Fish has been writing about this exact dynamic. In Why the Two-Slice Team Is Real, he argued that AI shrinks organizations, not just teams, but that coordination costs increase unless the infrastructure absorbs the speed. Armstrong is proving the thesis in public. Shrinking the org and rebuilding the coordination layer around AI at the same time.

None of this is going to be easy. Reorganizing a 4,000-person public company around a technology that changes every few months is a massive bet. The execution risk is real.

But companies that make this transition, even messily, are far more likely to survive the next decade than the ones that keep bolting AI onto the side of an org chart designed in 2015.

For CX leaders, this should feel close to home. Contact centers are arguably closer to Armstrong’s model than any other department. You already have AI handling a growing share of customer volume. You already have humans stepping in for complex, ambiguous, high-judgment interactions. The structure he’s describing is where contact centers have been heading for years.

The question is whether you’re designing that transition deliberately or letting it happen to you.

The AI tools exist. The willingness to cut costs exists. What most companies are missing is a system for redesigning how humans and AI work together so the operation gets better, not just cheaper. We wrote about how we did this ourselves in A1B: Customer Zero to AI-First, and the approach we’ve been building for clients is designed around exactly this problem. More on that soon.

Armstrong called it an inflection point. The companies redesigning around AI now, with real structures and real governance, will operate at a fundamentally different speed than the ones still debating where to start.

Is your organization being rebuilt around AI? Or is AI bolted onto the side?

— Damian

Here’s what went down this week.

Bleeding Edge

Early signals you should keep on your radar.

Anthropic signed a compute partnership with SpaceX, the latest in a run of capacity deals expanding its supply. Effective today, it doubled Claude Code’s 5-hour rate limits for Pro, Max, and Team, scrapped peak-hour throttling on Pro and Max, and lifted Opus API rate limits. Compute capacity may now decide who ships frontier features and who throttles users.

Big Tech is on pace to spend $700 billion on AI infrastructure this year, with no end to the buildout in sight. Google, Amazon, Microsoft, and Meta together plan roughly $725 billion of capex in 2026, up 77% from last year’s record. Hyperscaler commitments at this scale may shape compute pricing and capacity access for the next several years (or even the next decade).

Leading Edge

Proven moves you can copy today.

Microsoft Agent 365 hit general availability at $15 per user per month, extending Entra controls to Copilot Studio agents and even local agents on endpoint devices. Conditional Access is GA for delegated agents, with registry sync to AWS Bedrock and Google Cloud in preview. Shadow AI agents now have a sanctioned management plane that CIOs have been asking for.

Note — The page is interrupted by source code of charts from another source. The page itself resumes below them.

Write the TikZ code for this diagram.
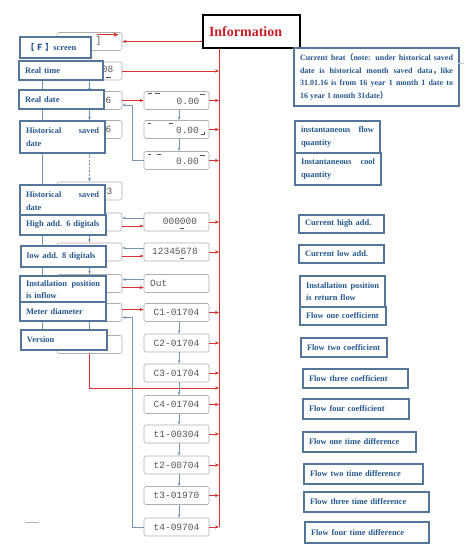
\documentclass[tikz,border=0pt]{standalone}
\usepackage{fontspec}
\setmainfont{Liberation Serif}
\newfontfamily\cjk{Noto Sans CJK SC}
\newfontfamily\segfont{Liberation Mono}
\usetikzlibrary{arrows.meta,calc}
\definecolor{busred}{RGB}{214,48,48}
\definecolor{linkblue}{RGB}{118,148,178}
\definecolor{labborder}{RGB}{84,118,152}
\definecolor{labtext}{RGB}{38,88,140}
\definecolor{dispgray}{RGB}{175,175,175}
\definecolor{segtext}{RGB}{85,85,85}
\definecolor{infored}{RGB}{200,32,40}
\begin{document}
\begin{tikzpicture}[x=1pt,y=-1pt,
  disp/.style={draw=dispgray, line width=0.6pt, rounded corners=2pt, fill=white, minimum width=65pt, minimum height=18pt, inner sep=0pt, font=\segfont\fontsize{9.5}{9.5}\selectfont, text=segtext},
  seg/.style={font=\segfont\fontsize{9.5}{9.5}\selectfont, text=segtext, inner sep=0pt},
  dmark/.style={fill=segtext},
  lab/.style n args={3}{draw=labborder, line width=1.6pt, fill=white, text=labtext, font=\bfseries\fontsize{8.4}{12.5}\selectfont, minimum width=#1pt, minimum height=#2pt, text width=#3pt, inner xsep=6pt, inner ysep=0pt, align=left},
  redarrow/.style={draw=busred, line width=0.8pt, -{Stealth[length=4pt,width=3.2pt]}},
  redline/.style={draw=busred, line width=0.8pt},
  bluearrow/.style={draw=linkblue, line width=0.7pt, -{Stealth[length=3.5pt,width=2.8pt]}},
  blueline/.style={draw=linkblue, line width=0.7pt},
]
\fill[white] (0,0) rectangle (464,546);
\useasboundingbox (0,0) rectangle (464,546);

% Information box
\node[draw=black, line width=1.8pt, fill=white, minimum width=97pt, minimum height=33pt, text width=85pt, inner xsep=6pt, align=left, font=\bfseries\fontsize{14}{14}\selectfont, text=infored] (info) at (251.5,31.5) {Information};

% left displays
\node[disp] (dF)  at (89.5,41.5) {};
\node[disp] (dRT) at (89.5,71) {};
\node[disp] (dRD) at (89.5,100.5) {};
\node[disp] (dH1) at (89.5,129.5) {};
\node[disp] (dH2) at (89.5,191) {};
\node[disp] (dHA) at (89.5,222) {};
\node[disp] (dLA) at (89.5,252) {};
\node[disp] (dIN) at (89.5,283.5) {};
\node[disp] (dMD) at (89.5,312.5) {};
\node[disp] (dVE) at (89.5,344.5) {};
\node[seg] (tF)  at (98.5,41.5) {]};
\node[seg] (tRT) at (107.5,69.5) {08};
\node[seg] (tRD) at (108.5,100.5) {6};
\node[seg] (tH1) at (108.5,129.5) {6};
\node[seg] (tH2) at (109.5,191) {3};
\fill[dmark] (106,76.5) rectangle (111,77.5);

% right displays
\node[disp] (R1) at (176.5,100.5) {};
\node[disp] (R2) at (176.5,129.5) {};
\node[disp] (R3) at (176.5,160.5) {};
\node[disp] (R4) at (176.5,222) {};
\node[disp] (R5) at (176.5,252) {};
\node[disp] (R6) at (176.5,283.5) {};
\node[disp] (C1) at (176.5,312.5) {C1-01704};
\node[disp] (C2) at (176.5,343) {C2-01704};
\node[disp] (C3) at (176.5,373) {C3-01704};
\node[disp] (C4) at (176.5,404.5) {C4-01704};
\node[disp] (T1) at (176.5,434) {t1-00304};
\node[disp] (T2) at (176.5,465) {t2-00704};
\node[disp] (T3) at (176.5,495.5) {t3-01970};
\node[disp] (T4) at (176.5,527) {t4-09704};
\node[seg] (tR1) at (188,101) {0.00};
\node[seg] (tR2) at (187.5,130) {0.00};
\node[seg] (tR3) at (187.5,161) {0.00};
\node[seg] (tR4) at (180,221.5) {000000};
\node[seg] (tR5) at (175,251.5) {12345678};
\node[seg, anchor=west] (tR6) at (150,283.5) {Out};
% small display marks
\fill[dmark] (148,93) rectangle (152,94.2);
\fill[dmark] (155,93) rectangle (160,94.2);
\fill[dmark] (200,94) rectangle (205,95.2);
\fill[dmark] (148,123) rectangle (151,124.2);
\fill[dmark] (169,123) rectangle (173,124.2);
\draw[segtext, line width=0.5pt] (204,132) -- (204,134.5) -- (201,134.5);
\fill[dmark] (148,154) rectangle (151,155.2);
\fill[dmark] (157,154) rectangle (161,155.2);
\fill[dmark] (200,155) rectangle (205,156.2);
\fill[dmark] (180,227.5) rectangle (184,228.7);
\fill[dmark] (180,257.5) rectangle (184,258.7);

% bus
\coordinate (busX) at (219,0);
\coordinate (busTop) at (info.south -| busX);
\coordinate (busBot) at (T4.east -| busX);
\draw[redline] (busTop) -- (busBot);

% red connectors
\draw[redarrow] (info.west |- dF.east) -- (dF.east);
\draw[busred, line width=1.4pt, -{Stealth[length=5pt,width=4.5pt]}] ([xshift=7.5pt,yshift=-2.5pt]dF.north) -- ([xshift=29pt,yshift=-2.5pt]dF.north);
\draw[redarrow] (dRT.east) -- (dRT.east -| busX);
\draw[redarrow] (dRD.east) -- (R1.west);
\foreach \n in {R1,R2,R3,R4,R5,C1,C2,C3,C4,T1,T2,T3,T4}
  \draw[redarrow] (\n.east) -- (\n.east -| busX);
\coordinate (vturn) at (89.5,388);
\draw[redarrow] (dVE.south) -- (vturn) -- (vturn -| busX);
\draw[redarrow] ([yshift=3pt]dMD.east) -- ([yshift=3pt]C1.west);
\foreach \a/\b in {dHA/R4,dLA/R5,dIN/R6}{
  \draw[bluearrow] ([yshift=4pt]\b.west) -- ([yshift=4pt]\a.east);
  \draw[redarrow] ([yshift=-4pt]\a.east) -- ([yshift=-4pt]\b.west);
}

% blue connectors
\draw[bluearrow] ([xshift=2.5pt]R1.south) -- ([xshift=2.5pt]R2.north);
\draw[bluearrow] ([xshift=2.5pt]R2.south) -- ([xshift=2.5pt]R3.north);
\draw[bluearrow] (R3.west) -- ++(-11,0) |- ([yshift=-4.5pt]dRD.east);
\draw[bluearrow] (T4.west) -- ++(-11,0) |- ([yshift=-5pt]dMD.east);
\foreach \a/\b in {C1/C2,C2/C3,C3/C4,C4/T1,T1/T2,T2/T3,T3/T4}
  \draw[bluearrow] ([xshift=2.5pt]\a.south) -- ([xshift=2.5pt]\b.north);
\foreach \a/\b in {dRT/dRD,dRD/dH1,dH2/dHA,dHA/dLA,dLA/dIN,dIN/dMD,dMD/dVE}
  \draw[bluearrow] (\a.south) -- (\b.north);
\draw[bluearrow, dash pattern=on 2pt off 1.5pt] (dH1.south) -- (dH2.north);
\draw[blueline] ([xshift=-47.5pt]dRT.south) -- ([xshift=-47.5pt]dVE.north);

% left labels
\node[lab={71}{21}{59}] (lF) at (55.5,47.5) {{\cjk 【 F 】}screen};
\node[lab={84}{19}{72}] (lRT) at (61,70.5) {Real time};
\node[lab={85}{19}{73}] (lRD) at (61.5,99.5) {Real date};
\node[lab={85}{32}{73}] (lH1) at (62.5,137) {Historical\hfill saved\\date};
\node[lab={85}{32}{73}] (lH2) at (62.5,201) {Historical\hfill saved\\date};
\node[lab={86}{20}{74}] (lHA) at (63,225) {High add. 6 digitals};
\node[lab={85}{21}{73}] (lLA) at (63.5,256.5) {low add. 8 digitals};
\node[lab={86}{27}{74}] (lIN) at (63,289.5) {Installation\hfill position\\is inflow};
\node[lab={86}{19}{74}] (lMD) at (63,311.5) {Meter diameter};
\node[lab={86}{20}{74}] (lVE) at (64,340) {Version};

% right labels
\node[lab={165}{58}{153}, align=justify, font=\bfseries\fontsize{8}{12.5}\selectfont] (rCH) at (376.5,77) {Current heat{\cjk （}note: under historical saved\linebreak date is historical month saved data{\cjk ，}like\linebreak 31.01.16 is from 16 year 1 month 1 date to\linebreak 16 year 1 month 31date{\cjk ）}};
\node[lab={85}{32}{73}] (rIF) at (337.5,137) {instantaneous\hfill flow\\quantity};
\node[lab={86}{32}{74}] (rIC) at (338,169) {Instantaneous\hfill cool\\quantity};
\node[lab={85}{18}{73}] (rCHA) at (341.5,224) {Current high add.};
\node[lab={85}{18}{73}] (rCLA) at (341.5,254) {Current low add.};
\node[lab={85}{31}{73}] (rIR) at (342.5,291.5) {Installation\hfill position\\is return flow};
\node[lab={86}{18}{74}] (rF1C) at (343,316) {Flow one coefficient};
\node[lab={86}{19}{74}] (rF2C) at (344,347.5) {Flow two coefficient};
\node[lab={105}{19}{93}] (rF3C) at (355.5,378.5) {Flow three coefficient};
\node[lab={106}{20}{94}] (rF4C) at (356,409) {Flow four coefficient};
\node[lab={113}{20}{101}] (rF1T) at (359.5,442) {Flow one time difference};
\node[lab={119}{20}{107}] (rF2T) at (363.5,474) {Flow two time difference};
\node[lab={125}{20}{113}] (rF3T) at (366.5,502) {Flow three time difference};
\node[lab={124}{21}{112}] (rF4T) at (367,532.5) {Flow four time difference};

% faint marks
\draw[gray!45, line width=0.5pt] (458,63) -- (464,63);
\draw[gray!60, line width=0.6pt] (25,522) -- (39,522);
\end{tikzpicture}
\end{document}
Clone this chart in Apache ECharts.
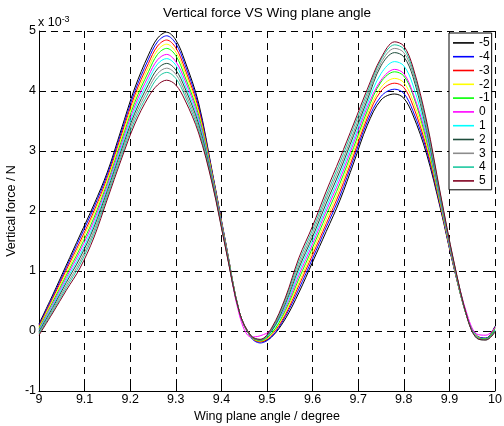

Anthropic and OpenAI both launched private-equity-backed services arms within hours of each other, conceding that enterprise change management has become the bottleneck for revenue. Anthropic teamed with Blackstone, Hellman & Friedman, and Goldman Sachs on a $1.5 billion JV, while OpenAI closed a $10 billion vehicle anchored by TPG. Expect a wave of partner-led, vertical-specific AI deployments to follow.

Off the Ledge

Hype and headaches we’re steering clear of.

Five major publishers and Scott Turow sued Meta over its use of pirated books to train Llama. The class action alleges Meta pulled material from LibGen and Anna’s Archive with Zuckerberg’s personal sign-off, with Hachette, Macmillan, McGraw Hill, Elsevier, and Cengage among the plaintiffs. Anthropic settled a similar case for $1.5 billion last year, and the bill for training data may keep climbing.

South Africa pulled its draft national AI policy after journalists discovered the document had cited fictional academic sources. At least six of 67 references were fabricated, pointing either to journals that do not exist or to real journals where the cited papers were never published. The irony of an AI policy hallucinating its own footnotes should make every cabinet office (or maybe every office In general) double-check its briefs.